> Short problem
Without the pictures, set down every line of the data exactly.

> Source data
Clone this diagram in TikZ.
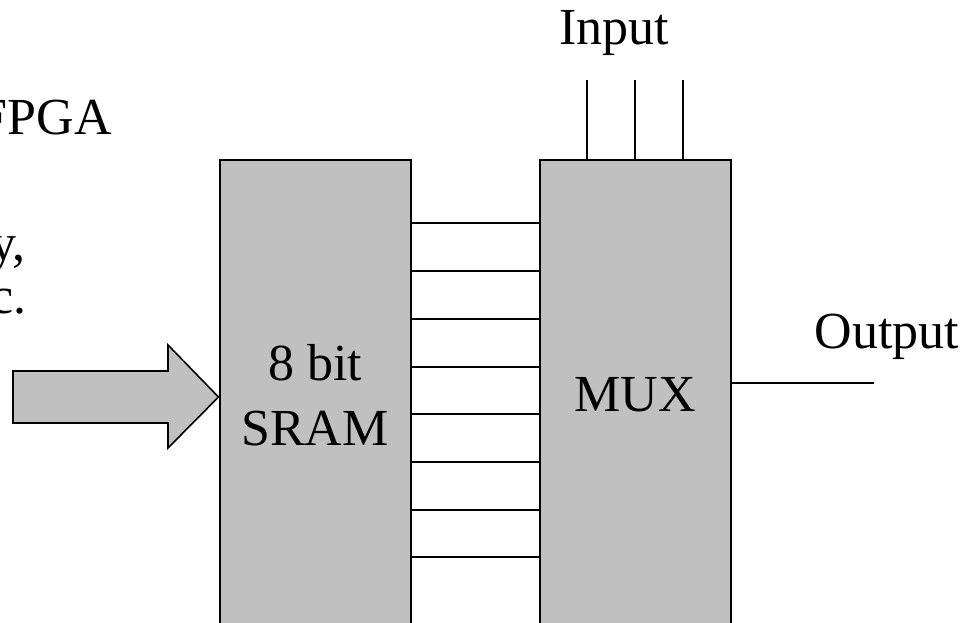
\documentclass[tikz,border=0pt]{standalone}
\usepackage{fontspec}
\setmainfont{Liberation Serif}
\definecolor{boxgray}{RGB}{192,192,192}
\begin{document}
\begin{tikzpicture}[x=1pt,y=-1pt,
  blk/.style={draw,line width=2pt,fill=boxgray,minimum width=191pt,minimum height=470pt,inner sep=0pt,align=center,
    font=\fontsize{52}{65}\selectfont},
  wire/.style={line width=1.6pt},
  lbl/.style={font=\fontsize{52}{65}\selectfont,inner sep=0pt}]
\useasboundingbox (0,0) rectangle (968,623);
\clip (0,0) rectangle (968,623);
\node[blk] (sram) at (315,395) {8 bit\\SRAM};
\node[blk] (mux) at (635,395) {MUX};
% bus lines
\foreach \y in {223,271,319,367,414,462,510,557}
  \draw[wire] (sram.east |- 0,\y) -- (mux.west |- 0,\y);
% inputs
\foreach \x/\n in {587/1,635/2,683/3}{
  \coordinate (in\n) at (\x,80);
  \draw[wire] (in\n) -- (in\n |- mux.north);
}
\node[lbl,anchor=base] (inlbl) at (614,45) {Input};
% output
\coordinate (out) at (874,383);
\draw[wire] (mux.east |- out) -- (out);
\node[lbl,anchor=base] (outlbl) at (887,348) {Output};
% big arrow
\draw[line width=1.6pt,fill=boxgray]
  (13,371) -- (168,371) -- (168,345) -- (sram.west |- 0,397) -- (168,448) -- (168,423) -- (13,423) -- cycle;
% clipped left text
\node[lbl,anchor=base east] (t1) at (112,135) {FPGA};
\node[lbl,anchor=base east] (t2) at (26,260) {y,};
\node[lbl,anchor=base east] (t3) at (27,313) {c.};
\end{tikzpicture}
\end{document}
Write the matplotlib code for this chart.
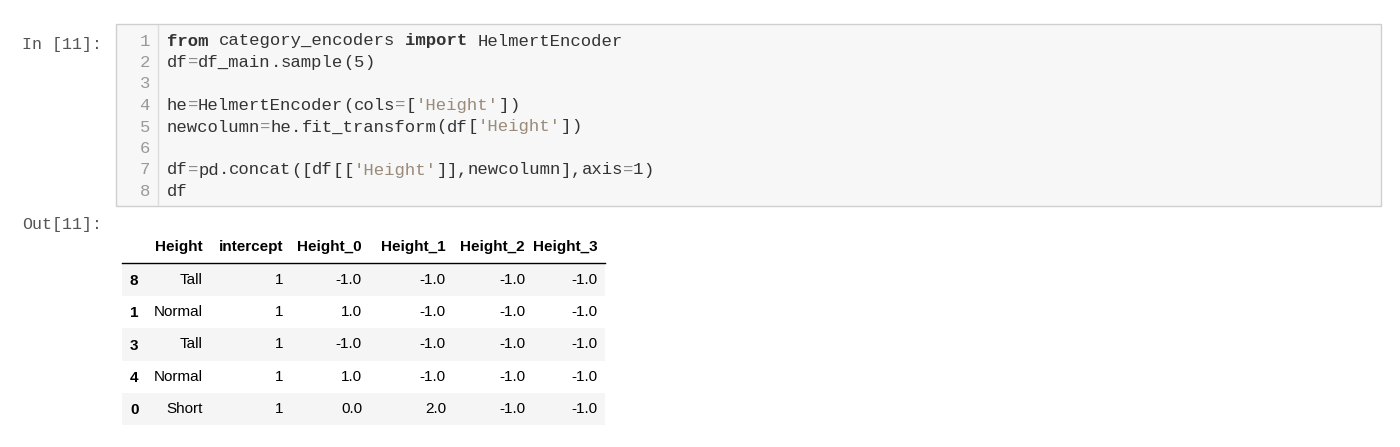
import re
import matplotlib.pyplot as plt
from matplotlib.patches import Rectangle

code_lines = [
    "from category_encoders import HelmertEncoder",
    "df=df_main.sample(5)",
    "",
    "he=HelmertEncoder(cols=['Height'])",
    "newcolumn=he.fit_transform(df['Height'])",
    "",
    "df=pd.concat([df[['Height']],newcolumn],axis=1)",
    "df",
]
columns = ["Height", "intercept", "Height_0", "Height_1", "Height_2", "Height_3"]
index = ["8", "1", "3", "4", "0"]
height = ["Tall", "Normal", "Tall", "Normal", "Short"]
intercept = [1, 1, 1, 1, 1]
height_0 = [-1.0, 1.0, -1.0, 1.0, 0.0]
height_1 = [-1.0, -1.0, -1.0, -1.0, 2.0]
height_2 = [-1.0, -1.0, -1.0, -1.0, -1.0]
height_3 = [-1.0, -1.0, -1.0, -1.0, -1.0]

fig = plt.figure(figsize=(14, 4.47), dpi=100)
ax = fig.add_axes([0, 0, 1, 1])
ax.set_xlim(0, 1400)
ax.set_ylim(447, 0)
ax.axis("off")

mono = "Liberation Mono"
sans = "Liberation Sans"

# prompts
ax.text(22, 44, "In [11]:", family=mono, fontsize=12, color="#555555", va="center")
ax.text(22, 225, "Out[11]:", family=mono, fontsize=12, color="#555555", va="center")

# code cell box
ax.add_patch(Rectangle((116, 24), 1265, 182, facecolor="#f7f7f7", edgecolor="#cfcfcf", lw=1))
ax.plot([158, 158], [25, 205], color="#dddddd", lw=1)

cw = 10.36
x0, y0, dy = 167, 41, 21.5
tok = re.compile(r"'[^']*'|\b(?:from|import)\b|\d+|=|\w+|.")
for i, line in enumerate(code_lines):
    y = y0 + i * dy
    ax.text(150, y, str(i + 1), family=mono, fontsize=12.4, color="#999999", ha="right", va="center")
    for m in tok.finditer(line):
        t = m.group()
        color, weight = "#333333", "normal"
        if t in ("from", "import"):
            color, weight = "#333333", "bold"
        elif t.startswith("'"):
            color = "#9a8a7a"
        elif t == "=":
            color = "#888888"
        ax.text(x0 + m.start() * cw, y, t, family=mono, fontsize=12.4, color=color,
                weight=weight, va="center")

# table
col_right = [203, 283, 362, 446, 525, 598]
ax.text(130, 247, "", va="center")
for c, xr in zip(columns, col_right):
    ax.text(xr, 247, c, family=sans, fontsize=11, weight="bold", color="#000000", ha="right", va="center")
ax.plot([122, 605], [263, 263], color="#000000", lw=1)

row_h = 32.2
values = [height, intercept, height_0, height_1, height_2, height_3]
for r in range(len(index)):
    top = 264 + r * row_h
    if r % 2 == 0:
        ax.add_patch(Rectangle((122, top), 483, row_h, facecolor="#f5f5f5", edgecolor="none"))
    yc = top + row_h / 2
    ax.text(130, yc + 1, index[r], family=sans, fontsize=11, weight="bold", ha="left", va="center")
    for j, (vals, xr) in enumerate(zip(values, col_right)):
        v = vals[r]
        s = v if isinstance(v, str) else (str(v) if isinstance(v, int) else f"{v:.1f}")
        ax.text(xr, yc, s, family=sans, fontsize=11, color="#000000", ha="right", va="center")

fig.savefig("out.png", dpi=100, facecolor="white")
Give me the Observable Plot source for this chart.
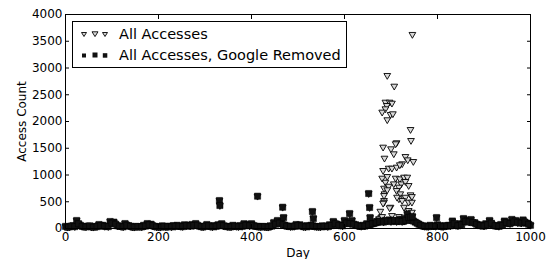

> Output
Clone this diagram in TikZ.
\documentclass[tikz,border=0pt]{standalone}
\usepackage{fontspec}
\setmainfont{Liberation Serif}
\definecolor{boxgray}{RGB}{192,192,192}
\begin{document}
\begin{tikzpicture}[x=1pt,y=-1pt,
  blk/.style={draw,line width=2pt,fill=boxgray,minimum width=191pt,minimum height=470pt,inner sep=0pt,align=center,
    font=\fontsize{52}{65}\selectfont},
  wire/.style={line width=1.6pt},
  lbl/.style={font=\fontsize{52}{65}\selectfont,inner sep=0pt}]
\useasboundingbox (0,0) rectangle (968,623);
\clip (0,0) rectangle (968,623);
\node[blk] (sram) at (315,395) {8 bit\\SRAM};
\node[blk] (mux) at (635,395) {MUX};
% bus lines
\foreach \y in {223,271,319,367,414,462,510,557}
  \draw[wire] (sram.east |- 0,\y) -- (mux.west |- 0,\y);
% inputs
\foreach \x/\n in {587/1,635/2,683/3}{
  \coordinate (in\n) at (\x,80);
  \draw[wire] (in\n) -- (in\n |- mux.north);
}
\node[lbl,anchor=base] (inlbl) at (614,45) {Input};
% output
\coordinate (out) at (874,383);
\draw[wire] (mux.east |- out) -- (out);
\node[lbl,anchor=base] (outlbl) at (887,348) {Output};
% big arrow
\draw[line width=1.6pt,fill=boxgray]
  (13,371) -- (168,371) -- (168,345) -- (sram.west |- 0,397) -- (168,448) -- (168,423) -- (13,423) -- cycle;
% clipped left text
\node[lbl,anchor=base east] (t1) at (112,135) {FPGA};
\node[lbl,anchor=base east] (t2) at (26,260) {y,};
\node[lbl,anchor=base east] (t3) at (27,313) {c.};
\end{tikzpicture}
\end{document}
Write the matplotlib code for this chart.
import re
import matplotlib.pyplot as plt
from matplotlib.patches import Rectangle

code_lines = [
    "from category_encoders import HelmertEncoder",
    "df=df_main.sample(5)",
    "",
    "he=HelmertEncoder(cols=['Height'])",
    "newcolumn=he.fit_transform(df['Height'])",
    "",
    "df=pd.concat([df[['Height']],newcolumn],axis=1)",
    "df",
]
columns = ["Height", "intercept", "Height_0", "Height_1", "Height_2", "Height_3"]
index = ["8", "1", "3", "4", "0"]
height = ["Tall", "Normal", "Tall", "Normal", "Short"]
intercept = [1, 1, 1, 1, 1]
height_0 = [-1.0, 1.0, -1.0, 1.0, 0.0]
height_1 = [-1.0, -1.0, -1.0, -1.0, 2.0]
height_2 = [-1.0, -1.0, -1.0, -1.0, -1.0]
height_3 = [-1.0, -1.0, -1.0, -1.0, -1.0]

fig = plt.figure(figsize=(14, 4.47), dpi=100)
ax = fig.add_axes([0, 0, 1, 1])
ax.set_xlim(0, 1400)
ax.set_ylim(447, 0)
ax.axis("off")

mono = "Liberation Mono"
sans = "Liberation Sans"

# prompts
ax.text(22, 44, "In [11]:", family=mono, fontsize=12, color="#555555", va="center")
ax.text(22, 225, "Out[11]:", family=mono, fontsize=12, color="#555555", va="center")

# code cell box
ax.add_patch(Rectangle((116, 24), 1265, 182, facecolor="#f7f7f7", edgecolor="#cfcfcf", lw=1))
ax.plot([158, 158], [25, 205], color="#dddddd", lw=1)

cw = 10.36
x0, y0, dy = 167, 41, 21.5
tok = re.compile(r"'[^']*'|\b(?:from|import)\b|\d+|=|\w+|.")
for i, line in enumerate(code_lines):
    y = y0 + i * dy
    ax.text(150, y, str(i + 1), family=mono, fontsize=12.4, color="#999999", ha="right", va="center")
    for m in tok.finditer(line):
        t = m.group()
        color, weight = "#333333", "normal"
        if t in ("from", "import"):
            color, weight = "#333333", "bold"
        elif t.startswith("'"):
            color = "#9a8a7a"
        elif t == "=":
            color = "#888888"
        ax.text(x0 + m.start() * cw, y, t, family=mono, fontsize=12.4, color=color,
                weight=weight, va="center")

# table
col_right = [203, 283, 362, 446, 525, 598]
ax.text(130, 247, "", va="center")
for c, xr in zip(columns, col_right):
    ax.text(xr, 247, c, family=sans, fontsize=11, weight="bold", color="#000000", ha="right", va="center")
ax.plot([122, 605], [263, 263], color="#000000", lw=1)

row_h = 32.2
values = [height, intercept, height_0, height_1, height_2, height_3]
for r in range(len(index)):
    top = 264 + r * row_h
    if r % 2 == 0:
        ax.add_patch(Rectangle((122, top), 483, row_h, facecolor="#f5f5f5", edgecolor="none"))
    yc = top + row_h / 2
    ax.text(130, yc + 1, index[r], family=sans, fontsize=11, weight="bold", ha="left", va="center")
    for j, (vals, xr) in enumerate(zip(values, col_right)):
        v = vals[r]
        s = v if isinstance(v, str) else (str(v) if isinstance(v, int) else f"{v:.1f}")
        ax.text(xr, yc, s, family=sans, fontsize=11, color="#000000", ha="right", va="center")

fig.savefig("out.png", dpi=100, facecolor="white")
Give me the Observable Plot source for this chart.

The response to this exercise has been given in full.